◆ Exercise directions: Reproduce the data exactly and drop any pictures it holds.
_ _ _
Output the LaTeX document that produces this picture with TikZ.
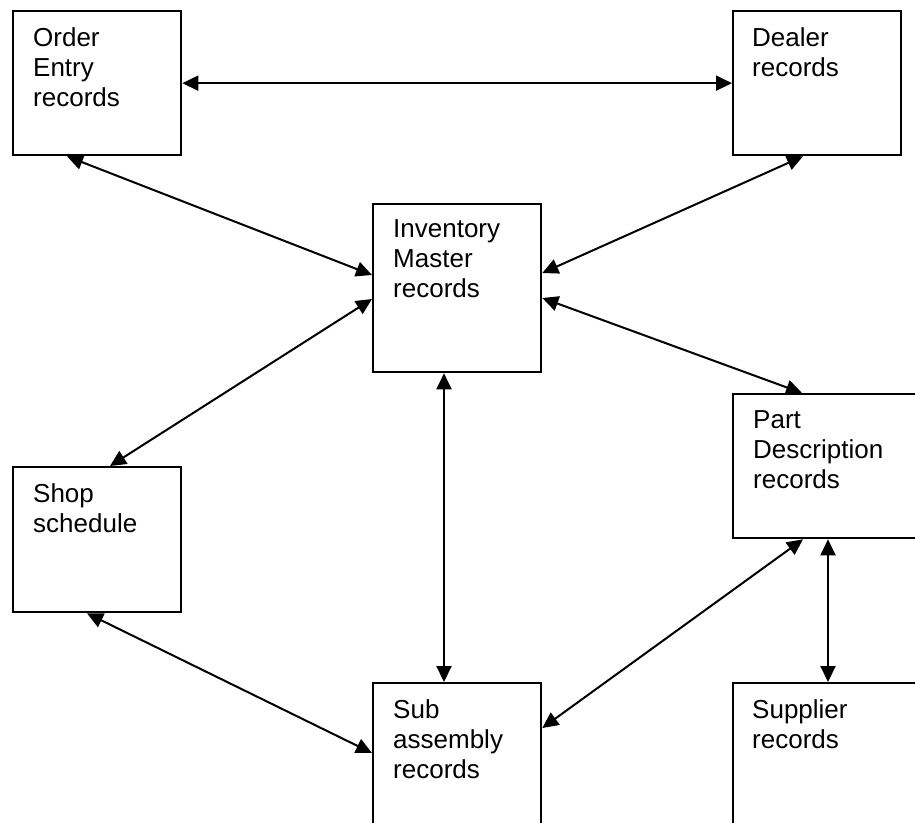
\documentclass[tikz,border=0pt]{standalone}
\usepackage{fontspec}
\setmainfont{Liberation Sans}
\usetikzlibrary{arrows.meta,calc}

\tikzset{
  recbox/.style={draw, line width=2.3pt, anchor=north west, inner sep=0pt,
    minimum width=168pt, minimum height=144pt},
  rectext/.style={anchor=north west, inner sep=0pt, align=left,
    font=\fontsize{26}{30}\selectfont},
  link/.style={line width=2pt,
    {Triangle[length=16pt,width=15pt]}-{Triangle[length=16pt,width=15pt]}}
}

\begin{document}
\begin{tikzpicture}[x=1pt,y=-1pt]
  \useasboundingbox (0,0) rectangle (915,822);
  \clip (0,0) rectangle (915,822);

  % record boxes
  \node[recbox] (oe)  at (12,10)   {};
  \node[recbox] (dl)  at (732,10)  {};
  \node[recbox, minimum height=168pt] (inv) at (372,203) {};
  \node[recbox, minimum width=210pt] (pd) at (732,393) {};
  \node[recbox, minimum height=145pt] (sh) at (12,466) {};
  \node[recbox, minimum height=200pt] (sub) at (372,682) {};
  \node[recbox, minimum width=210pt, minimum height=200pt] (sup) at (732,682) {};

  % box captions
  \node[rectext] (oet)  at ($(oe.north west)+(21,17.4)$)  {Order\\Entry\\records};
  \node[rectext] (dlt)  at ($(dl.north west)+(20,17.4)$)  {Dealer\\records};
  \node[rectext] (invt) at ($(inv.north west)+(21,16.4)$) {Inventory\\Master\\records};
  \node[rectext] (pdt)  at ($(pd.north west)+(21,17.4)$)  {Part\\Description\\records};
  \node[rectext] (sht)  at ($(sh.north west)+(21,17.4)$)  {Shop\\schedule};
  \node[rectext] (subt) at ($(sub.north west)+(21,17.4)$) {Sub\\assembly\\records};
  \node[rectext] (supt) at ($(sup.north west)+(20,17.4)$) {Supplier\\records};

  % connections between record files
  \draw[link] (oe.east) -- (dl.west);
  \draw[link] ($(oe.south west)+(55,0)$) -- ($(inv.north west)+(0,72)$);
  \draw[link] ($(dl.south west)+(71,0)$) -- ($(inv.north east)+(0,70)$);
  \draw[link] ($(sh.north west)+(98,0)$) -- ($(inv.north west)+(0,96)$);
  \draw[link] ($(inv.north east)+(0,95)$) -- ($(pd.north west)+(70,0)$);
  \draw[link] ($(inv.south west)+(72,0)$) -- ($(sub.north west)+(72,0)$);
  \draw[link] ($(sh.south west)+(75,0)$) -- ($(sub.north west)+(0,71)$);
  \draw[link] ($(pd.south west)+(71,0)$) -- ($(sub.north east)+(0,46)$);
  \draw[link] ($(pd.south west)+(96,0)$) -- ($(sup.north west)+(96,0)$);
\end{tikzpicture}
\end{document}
_ _ _
◆ Task output:
Output the LaTeX document that produces this picture with TikZ.
\documentclass[tikz,border=0pt]{standalone}
\usepackage{fontspec}
\setmainfont{Liberation Sans}
\usetikzlibrary{arrows.meta,calc}

\tikzset{
  recbox/.style={draw, line width=2.3pt, anchor=north west, inner sep=0pt,
    minimum width=168pt, minimum height=144pt},
  rectext/.style={anchor=north west, inner sep=0pt, align=left,
    font=\fontsize{26}{30}\selectfont},
  link/.style={line width=2pt,
    {Triangle[length=16pt,width=15pt]}-{Triangle[length=16pt,width=15pt]}}
}

\begin{document}
\begin{tikzpicture}[x=1pt,y=-1pt]
  \useasboundingbox (0,0) rectangle (915,822);
  \clip (0,0) rectangle (915,822);

  % record boxes
  \node[recbox] (oe)  at (12,10)   {};
  \node[recbox] (dl)  at (732,10)  {};
  \node[recbox, minimum height=168pt] (inv) at (372,203) {};
  \node[recbox, minimum width=210pt] (pd) at (732,393) {};
  \node[recbox, minimum height=145pt] (sh) at (12,466) {};
  \node[recbox, minimum height=200pt] (sub) at (372,682) {};
  \node[recbox, minimum width=210pt, minimum height=200pt] (sup) at (732,682) {};

  % box captions
  \node[rectext] (oet)  at ($(oe.north west)+(21,17.4)$)  {Order\\Entry\\records};
  \node[rectext] (dlt)  at ($(dl.north west)+(20,17.4)$)  {Dealer\\records};
  \node[rectext] (invt) at ($(inv.north west)+(21,16.4)$) {Inventory\\Master\\records};
  \node[rectext] (pdt)  at ($(pd.north west)+(21,17.4)$)  {Part\\Description\\records};
  \node[rectext] (sht)  at ($(sh.north west)+(21,17.4)$)  {Shop\\schedule};
  \node[rectext] (subt) at ($(sub.north west)+(21,17.4)$) {Sub\\assembly\\records};
  \node[rectext] (supt) at ($(sup.north west)+(20,17.4)$) {Supplier\\records};

  % connections between record files
  \draw[link] (oe.east) -- (dl.west);
  \draw[link] ($(oe.south west)+(55,0)$) -- ($(inv.north west)+(0,72)$);
  \draw[link] ($(dl.south west)+(71,0)$) -- ($(inv.north east)+(0,70)$);
  \draw[link] ($(sh.north west)+(98,0)$) -- ($(inv.north west)+(0,96)$);
  \draw[link] ($(inv.north east)+(0,95)$) -- ($(pd.north west)+(70,0)$);
  \draw[link] ($(inv.south west)+(72,0)$) -- ($(sub.north west)+(72,0)$);
  \draw[link] ($(sh.south west)+(75,0)$) -- ($(sub.north west)+(0,71)$);
  \draw[link] ($(pd.south west)+(71,0)$) -- ($(sub.north east)+(0,46)$);
  \draw[link] ($(pd.south west)+(96,0)$) -- ($(sup.north west)+(96,0)$);
\end{tikzpicture}
\end{document}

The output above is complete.